Cam Strong ’20, who scored the goal that brought down the rain of tennis balls last season against Princeton, said the fan reaction gave his goal some extra meaning.

“I saw it more as just another goal, but it was definitely special being out on the ice and celebrating it with my teammates,” Strong said.

Princeton co-captain Eric Robinson finds the tradition entertaining too.

“[The tradition is] pretty cool especially since Princeton doesn’t have any similar traditions,” Robinson said. “It’s definitely something we look forward to each year, as the game is usually pretty packed and always has high energy.”

Official disapproval of the tradition has not deterred Big Green fans from participating throughout the years. In 1994, The New York Times covered the Dartmouth - Princeton game, reporting that fans threw not only tennis balls but also fruit. Officials stopped play, sent both teams to their locker rooms and forced the Big Green and the Tigers to play the six remaining minutes of the first period and 20 of the second without stoppage. That game ended with 20 penalties, 10 for each team, and a Princeton victory.

In 2004, fans were asked to refrain from throwing tennis balls on the ice, due to stricter rules under the Eastern College Athletic Conference, there would be no warning after the first offense.
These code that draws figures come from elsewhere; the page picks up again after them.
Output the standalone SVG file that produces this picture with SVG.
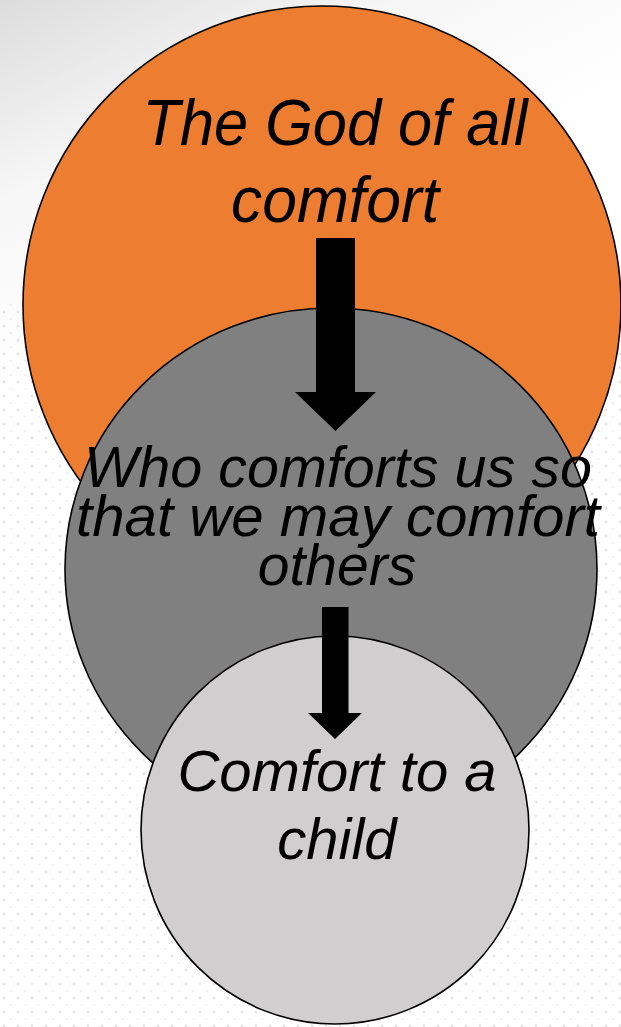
<svg xmlns="http://www.w3.org/2000/svg" width="621" height="1027" viewBox="0 0 621 1027">
<defs>
<linearGradient id="bg" x1="0" y1="0" x2="0.3" y2="1">
<stop offset="0" stop-color="#dcdcdc"/>
<stop offset="0.18" stop-color="#f6f6f6"/>
<stop offset="0.35" stop-color="#ffffff"/>
</linearGradient>
<pattern id="dots" width="14" height="14" patternUnits="userSpaceOnUse">
<circle cx="4" cy="4" r="1.4" fill="#d8d8d8"/>
<circle cx="11" cy="11" r="1" fill="#e4e4e4"/>
</pattern>
<style>
.node{stroke:#000;stroke-width:1.6}
.lbl{font-family:"Liberation Sans",Arial,sans-serif;font-style:italic;fill:#000;text-anchor:middle}
.arrow{fill:#000}
</style>
</defs>
<rect width="621" height="1027" fill="url(#bg)"/>
<rect x="0" y="300" width="621" height="727" fill="url(#dots)" opacity="0.7"/>
<g id="node-god">
<ellipse class="node" cx="322" cy="305" rx="299" ry="299" fill="#ED7D31"/>
<text class="lbl" font-size="65" x="335" y="145" textLength="385" lengthAdjust="spacingAndGlyphs">The God of all</text>
<text class="lbl" font-size="65" x="335" y="222" textLength="208" lengthAdjust="spacingAndGlyphs">comfort</text>
</g>
<g id="node-us">
<ellipse class="node" cx="331" cy="569" rx="266" ry="261" fill="#808080"/>
<text class="lbl" font-size="57" x="338" y="487" textLength="508" lengthAdjust="spacingAndGlyphs">Who comforts us so</text>
<text class="lbl" font-size="57" x="338" y="536" textLength="524" lengthAdjust="spacingAndGlyphs">that we may comfort</text>
<text class="lbl" font-size="57" x="337" y="585">others</text>
</g>
<g id="node-child">
<ellipse class="node" cx="335" cy="830" rx="194" ry="194" fill="#D0CECF"/>
<text class="lbl" font-size="58" x="337" y="791">Comfort to a</text>
<text class="lbl" font-size="58" x="337" y="859">child</text>
</g>
<g id="connectors">
<path class="arrow" d="M316,238 H355 V392 H376 L335.5,431 L295,392 H316 Z"/>
<path class="arrow" d="M322,607 H348.5 V713 H362 L335,739 L308,713 H322 Z"/>
</g>
</svg>
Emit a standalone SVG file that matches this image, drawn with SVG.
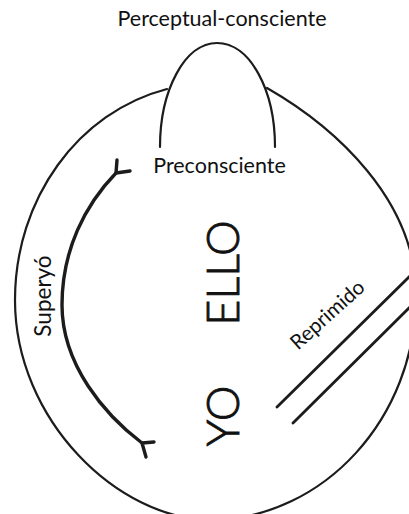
<svg xmlns="http://www.w3.org/2000/svg" width="409" height="514" viewBox="0 0 409 514">
<style>
.ln{fill:none;stroke:#1c1c1c;stroke-linecap:round;stroke-linejoin:round}
.outer{stroke-width:2.2}
.inner{stroke-width:3.4}
.bar{stroke-width:2.8}
.t{font-family:Lato,"Noto Sans","Liberation Sans",sans-serif;fill:#111}
.big{font-weight:300;stroke:#111;stroke-width:0.9}
</style>
<rect width="409" height="514" fill="#fff"/>
<g id="psyche">
<g id="outer-boundary">
<path class="ln outer" d="M167,89 C78,112 15,199 15,300 C15,420 118,520 212,520"/>
<path class="ln outer" d="M267,88 C335,127 416,200 416,295 C416,418 324,518 212,520"/>
</g>
<g id="perceptual-consciente">
<path class="ln outer" d="M160,147 C160,90 185,43 217,43 C250,43 275,90 275,147"/>
<text class="t" x="222" y="26" font-size="21.5" text-anchor="middle">Perceptual-consciente</text>
</g>
<g id="preconsciente">
<text class="t" x="219.5" y="173" font-size="21.5" text-anchor="middle">Preconsciente</text>
</g>
<g id="superyo">
<path class="ln inner" d="M116,173 C85,205 62,250 62,305 C62,365 105,415 142,443"/>
<path class="ln inner" d="M117,160 L116,173 L130,171"/>
<path class="ln inner" d="M154,442 L142,443 L146,457"/>
<text class="t" transform="translate(51,296) rotate(-90)" font-size="22.5" text-anchor="middle">Superyó</text>
</g>
<g id="ello">
<text class="t big" transform="translate(239,273) rotate(-90)" font-size="45" text-anchor="middle">ELLO</text>
</g>
<g id="yo">
<text class="t big" transform="translate(239,416) rotate(-90)" font-size="45" text-anchor="middle">YO</text>
</g>
<g id="reprimido">
<path class="ln bar" d="M277,407 L412,274"/>
<path class="ln bar" d="M293,423 L412,305"/>
<text class="t" transform="translate(332,320) rotate(-42)" font-size="20.5" text-anchor="middle">Reprimido</text>
</g>
</g>
</svg>
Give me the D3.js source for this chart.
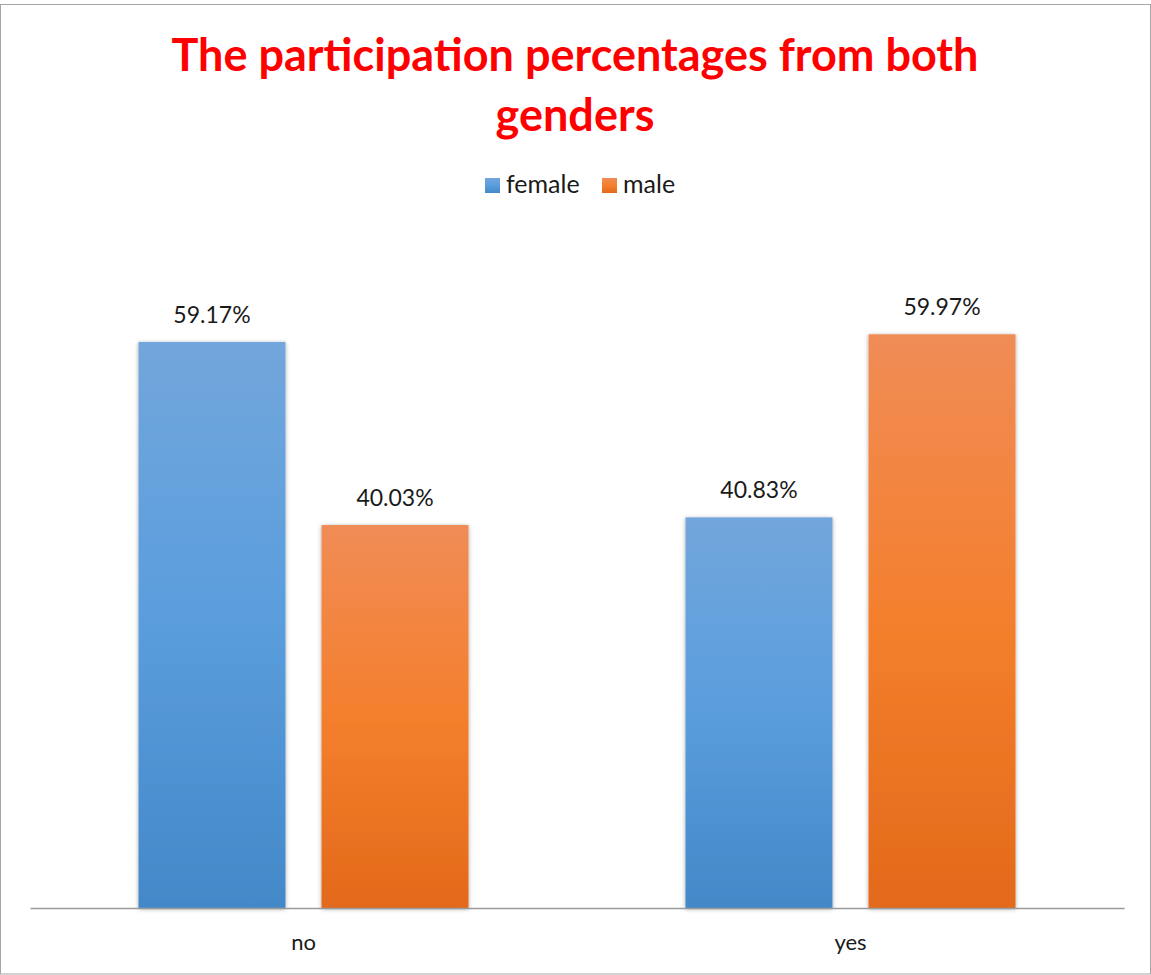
<!DOCTYPE html>
<html><head><meta charset="utf-8">
<script src="https://cdn.jsdelivr.net/npm/d3@7"></script>
<style>body{margin:0;background:#fff;} svg{display:block;}</style>
</head><body>
<svg id="chart" width="1151" height="975"></svg>
<script>
const categories = ["no", "yes"];
const seriesNames = ["female", "male"];
const female = [59.17, 40.83];
const male = [40.03, 59.97];
const valueLabels = [["59.17%", "40.03%"], ["40.83%", "59.97%"]];
const titleLines = ["The participation percentages from both", "genders"];

const svg = d3.select("#chart");
const font = "Lato, 'Open Sans', sans-serif";

svg.append("rect").attr("x", 0.5).attr("y", 4.5).attr("width", 1150).attr("height", 969.5)
  .attr("fill", "#fff").attr("stroke", "#a6a6a6").attr("stroke-width", 1);

const defs = svg.append("defs");
const gradColors = {female: ["#72a6dc", "#5a9ddd", "#4388c8"], male: ["#f08c56", "#f47f2d", "#e3691a"]};
seriesNames.forEach(s => {
  const g = defs.append("linearGradient").attr("id", "g-" + s).attr("x1", 0).attr("y1", 0).attr("x2", 0).attr("y2", 1);
  g.append("stop").attr("offset", "0%").attr("stop-color", gradColors[s][0]);
  g.append("stop").attr("offset", "50%").attr("stop-color", gradColors[s][1]);
  g.append("stop").attr("offset", "100%").attr("stop-color", gradColors[s][2]);
});
const f = defs.append("filter").attr("id", "shadow").attr("x", "-10%").attr("y", "-10%").attr("width", "120%").attr("height", "120%");
f.append("feDropShadow").attr("dx", 0).attr("dy", 1).attr("stdDeviation", 2).attr("flood-color", "#000").attr("flood-opacity", 0.35);

const x0 = d3.scaleBand().domain(categories).range([30, 1124]).paddingInner(0).paddingOuter(0);
const x1 = d3.scaleBand().domain(seriesNames).range([108.5, 438.5]).paddingInner(0.197).paddingOuter(0);
const y = d3.scaleLinear().domain([0, 70]).range([908, 908 - 70 * 9.567]);

// title
svg.append("text").attr("font-family", font).attr("font-weight", "bold")
  .attr("font-size", 45).attr("fill", "#ff0000").attr("text-anchor", "middle")
  .selectAll("tspan").data(titleLines).join("tspan")
  .attr("x", 575).attr("y", (d, i) => 71 + i * 60).text(d => d);

// legend
const legend = svg.append("g");
const legItems = [{name: "female", x: 485}, {name: "male", x: 602}];
legItems.forEach(it => {
  legend.append("rect").attr("x", it.x).attr("y", 178).attr("width", 15).attr("height", 15).attr("fill", "url(#g-" + it.name + ")");
  legend.append("text").attr("x", it.x + 21).attr("y", 193).attr("font-family", font).attr("font-size", 25)
    .attr("fill", "#1a1a1a").text(it.name);
});

const data = categories.map((c, i) => ({cat: c, vals: [{s: "female", v: female[i], l: valueLabels[i][0]}, {s: "male", v: male[i], l: valueLabels[i][1]}]}));

const groups = svg.append("g").selectAll("g").data(data).join("g")
  .attr("transform", d => `translate(${x0(d.cat)},0)`);
groups.selectAll("rect").data(d => d.vals).join("rect")
  .attr("x", d => x1(d.s)).attr("width", x1.bandwidth())
  .attr("y", d => y(d.v)).attr("height", d => y(0) - y(d.v))
  .attr("fill", d => "url(#g-" + d.s + ")").attr("filter", "url(#shadow)");
groups.selectAll("text").data(d => d.vals).join("text")
  .attr("x", d => x1(d.s) + x1.bandwidth() / 2).attr("y", d => y(d.v) - 19)
  .attr("text-anchor", "middle").attr("font-family", font).attr("font-size", 23).attr("fill", "#1a1a1a")
  .text(d => d.l);

// axis
const axis = d3.axisBottom(x0).tickSize(0).tickPadding(26);
const ag = svg.append("g").attr("transform", `translate(0,${y(0)})`).call(axis);
ag.select(".domain").attr("stroke", "#9a9a9a").attr("stroke-width", 1.5);
ag.selectAll(".tick text").attr("font-family", font).attr("font-size", 22).attr("fill", "#1a1a1a");
</script>
</body></html>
Gaudet and his players asked fans not to throw anything on the ice. Before the game, fliers were placed on each of the 4,500 seats in the arena. However, when the Big Green scored its first goal, tennis balls filled the air. Dartmouth received a two-minute delay-of-game penalty.

Later in the game, Hugh Jessiman ’06 scored a goal for the Big Green, tying the score at 2-2. The fans celebrated the second goal with more tennis balls, resulting in another Big Green penalty, one less player on the ice for two more minutes and eventually a 2-2 tie.

Even tennis-ball-crazed fans, however, can occasionally see reason. In 2015, Sheehy sent out a letter to the student body asking it to refrain from throwing tennis balls because it was an ECAC playoff game. He even threatened revoking students’ free admission to future ECAC playoff games if they did not comply. This time, it actually worked. He said his desire for giving the team an equal opportunity to compete for ECAC and national championships as the reason behind his letter. The Big Green swept the best-of-three series in two games, moving on to face Colgate University in the following round.

The last time the Big Green faced Princeton was on Dec. 1 at Princeton, when Dartmouth lost 9-2.

“Given our long rivalry with Princeton and how the last game went, we’re definitely all looking forward to this next game and have been very focused all week at practice,” Strong said.